[Entries with chart source code]
-- Start --

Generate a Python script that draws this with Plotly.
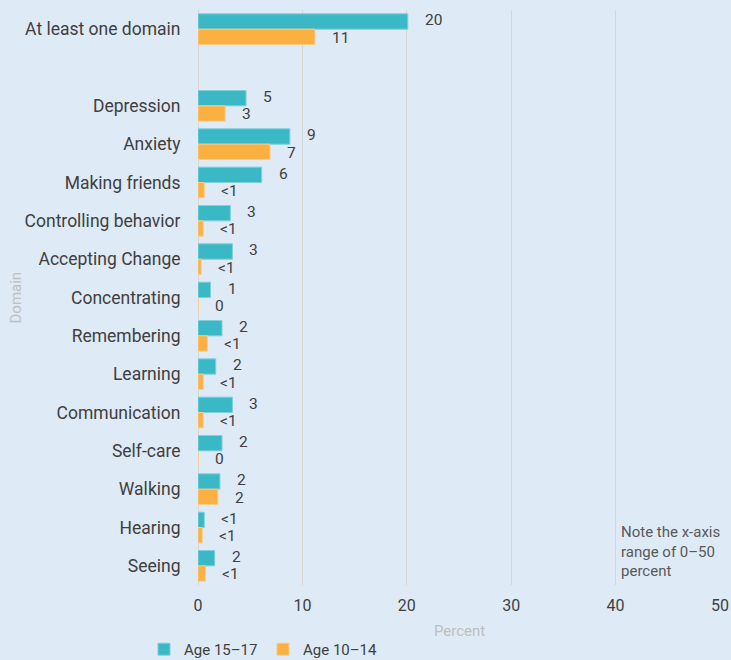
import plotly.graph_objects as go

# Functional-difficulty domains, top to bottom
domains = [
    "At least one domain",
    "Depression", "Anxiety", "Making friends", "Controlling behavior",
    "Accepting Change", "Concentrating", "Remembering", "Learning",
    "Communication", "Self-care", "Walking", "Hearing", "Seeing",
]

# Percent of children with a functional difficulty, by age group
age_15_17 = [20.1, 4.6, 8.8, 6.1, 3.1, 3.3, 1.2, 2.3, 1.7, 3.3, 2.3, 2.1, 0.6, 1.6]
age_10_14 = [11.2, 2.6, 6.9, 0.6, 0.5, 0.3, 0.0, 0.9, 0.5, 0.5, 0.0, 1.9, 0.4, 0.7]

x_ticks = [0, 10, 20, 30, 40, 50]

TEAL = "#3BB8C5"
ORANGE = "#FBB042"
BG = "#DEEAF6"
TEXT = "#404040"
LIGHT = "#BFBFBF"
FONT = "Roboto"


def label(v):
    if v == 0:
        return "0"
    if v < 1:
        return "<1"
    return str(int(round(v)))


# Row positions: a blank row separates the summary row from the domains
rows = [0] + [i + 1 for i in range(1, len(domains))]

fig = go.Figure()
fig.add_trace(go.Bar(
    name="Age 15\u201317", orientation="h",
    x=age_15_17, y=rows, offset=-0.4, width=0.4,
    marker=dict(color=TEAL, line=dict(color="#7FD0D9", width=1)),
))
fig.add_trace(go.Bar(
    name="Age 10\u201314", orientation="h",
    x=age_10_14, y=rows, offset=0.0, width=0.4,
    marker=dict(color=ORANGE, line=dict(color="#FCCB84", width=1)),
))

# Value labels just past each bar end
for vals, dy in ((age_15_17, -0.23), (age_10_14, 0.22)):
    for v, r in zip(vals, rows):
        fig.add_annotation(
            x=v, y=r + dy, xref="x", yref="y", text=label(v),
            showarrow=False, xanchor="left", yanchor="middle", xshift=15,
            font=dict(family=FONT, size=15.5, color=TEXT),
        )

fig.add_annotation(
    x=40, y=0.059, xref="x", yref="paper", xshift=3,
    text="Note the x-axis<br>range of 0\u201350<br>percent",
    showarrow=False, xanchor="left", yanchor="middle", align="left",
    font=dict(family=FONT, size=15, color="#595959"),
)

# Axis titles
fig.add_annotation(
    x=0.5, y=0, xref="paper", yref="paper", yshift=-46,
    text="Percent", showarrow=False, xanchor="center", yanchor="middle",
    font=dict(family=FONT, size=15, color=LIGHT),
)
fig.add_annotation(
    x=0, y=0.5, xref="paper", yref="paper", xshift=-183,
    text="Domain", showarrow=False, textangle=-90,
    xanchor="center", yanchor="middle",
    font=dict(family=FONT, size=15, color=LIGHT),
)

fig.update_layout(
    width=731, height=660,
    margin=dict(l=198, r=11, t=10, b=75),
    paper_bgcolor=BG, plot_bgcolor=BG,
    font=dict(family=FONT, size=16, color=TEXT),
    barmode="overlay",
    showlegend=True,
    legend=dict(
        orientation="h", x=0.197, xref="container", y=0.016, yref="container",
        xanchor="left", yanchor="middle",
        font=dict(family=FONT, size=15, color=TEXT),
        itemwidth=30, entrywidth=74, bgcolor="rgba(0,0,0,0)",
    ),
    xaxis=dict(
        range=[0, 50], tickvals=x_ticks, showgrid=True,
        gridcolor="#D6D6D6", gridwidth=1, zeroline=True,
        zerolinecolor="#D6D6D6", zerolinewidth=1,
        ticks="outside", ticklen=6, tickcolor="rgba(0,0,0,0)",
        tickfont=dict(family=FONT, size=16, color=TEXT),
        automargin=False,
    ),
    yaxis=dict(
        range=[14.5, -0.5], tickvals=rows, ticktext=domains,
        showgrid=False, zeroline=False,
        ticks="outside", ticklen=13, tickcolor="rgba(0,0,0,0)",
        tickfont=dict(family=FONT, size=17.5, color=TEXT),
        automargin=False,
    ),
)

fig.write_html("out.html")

-- End --
-- Start --

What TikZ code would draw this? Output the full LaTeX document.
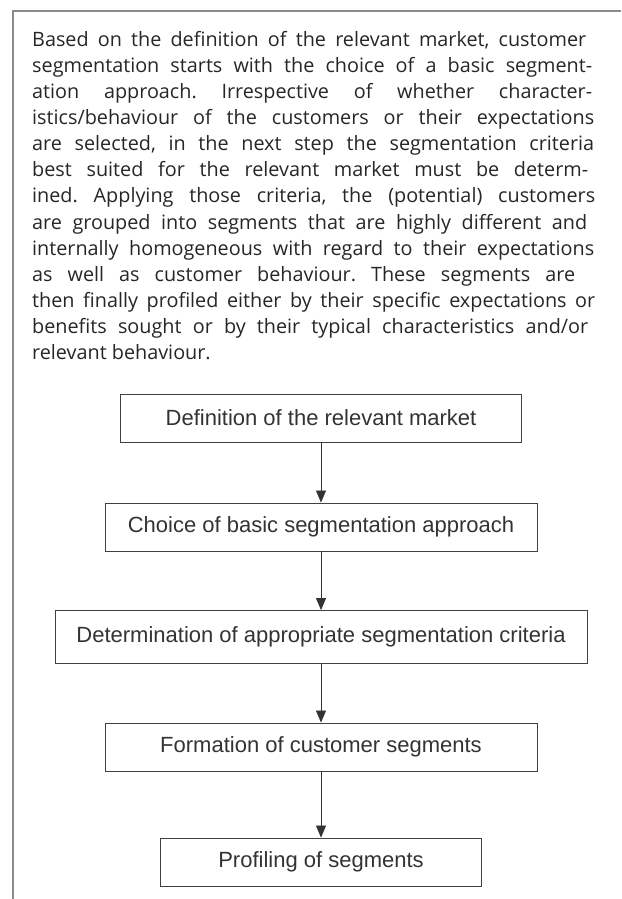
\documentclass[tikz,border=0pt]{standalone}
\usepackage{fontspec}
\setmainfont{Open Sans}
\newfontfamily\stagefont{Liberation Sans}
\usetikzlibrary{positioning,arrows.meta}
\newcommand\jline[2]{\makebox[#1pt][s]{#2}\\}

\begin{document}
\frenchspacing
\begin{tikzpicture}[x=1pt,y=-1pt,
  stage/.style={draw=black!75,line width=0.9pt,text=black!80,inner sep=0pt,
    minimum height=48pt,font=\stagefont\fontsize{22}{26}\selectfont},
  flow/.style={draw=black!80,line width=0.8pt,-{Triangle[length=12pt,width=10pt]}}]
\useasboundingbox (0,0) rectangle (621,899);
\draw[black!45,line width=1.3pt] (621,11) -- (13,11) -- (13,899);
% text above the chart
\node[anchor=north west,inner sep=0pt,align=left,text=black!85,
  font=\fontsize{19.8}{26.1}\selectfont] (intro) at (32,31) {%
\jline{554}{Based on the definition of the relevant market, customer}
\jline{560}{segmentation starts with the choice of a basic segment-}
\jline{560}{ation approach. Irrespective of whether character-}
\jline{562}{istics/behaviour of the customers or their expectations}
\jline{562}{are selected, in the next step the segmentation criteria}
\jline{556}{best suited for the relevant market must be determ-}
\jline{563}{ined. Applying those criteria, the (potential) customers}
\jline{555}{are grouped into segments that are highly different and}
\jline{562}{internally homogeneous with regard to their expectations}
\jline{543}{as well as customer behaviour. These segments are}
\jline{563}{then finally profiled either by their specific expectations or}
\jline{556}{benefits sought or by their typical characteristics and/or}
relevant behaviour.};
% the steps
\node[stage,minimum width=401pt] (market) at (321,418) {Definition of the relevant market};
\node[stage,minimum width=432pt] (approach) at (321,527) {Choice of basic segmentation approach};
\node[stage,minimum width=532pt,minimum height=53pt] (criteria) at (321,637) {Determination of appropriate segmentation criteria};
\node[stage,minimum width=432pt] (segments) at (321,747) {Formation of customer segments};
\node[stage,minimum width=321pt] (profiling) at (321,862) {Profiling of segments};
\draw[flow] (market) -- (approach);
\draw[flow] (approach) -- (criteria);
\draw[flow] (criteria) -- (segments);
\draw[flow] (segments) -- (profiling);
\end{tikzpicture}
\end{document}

-- End --

▶ TASK DETAILS:
Search the records above for the string "this". Copy every line that contains it.

▶ FINISHED TASK:
Generate a Python script that draws this with Plotly.
What TikZ code would draw this? Output the full LaTeX document.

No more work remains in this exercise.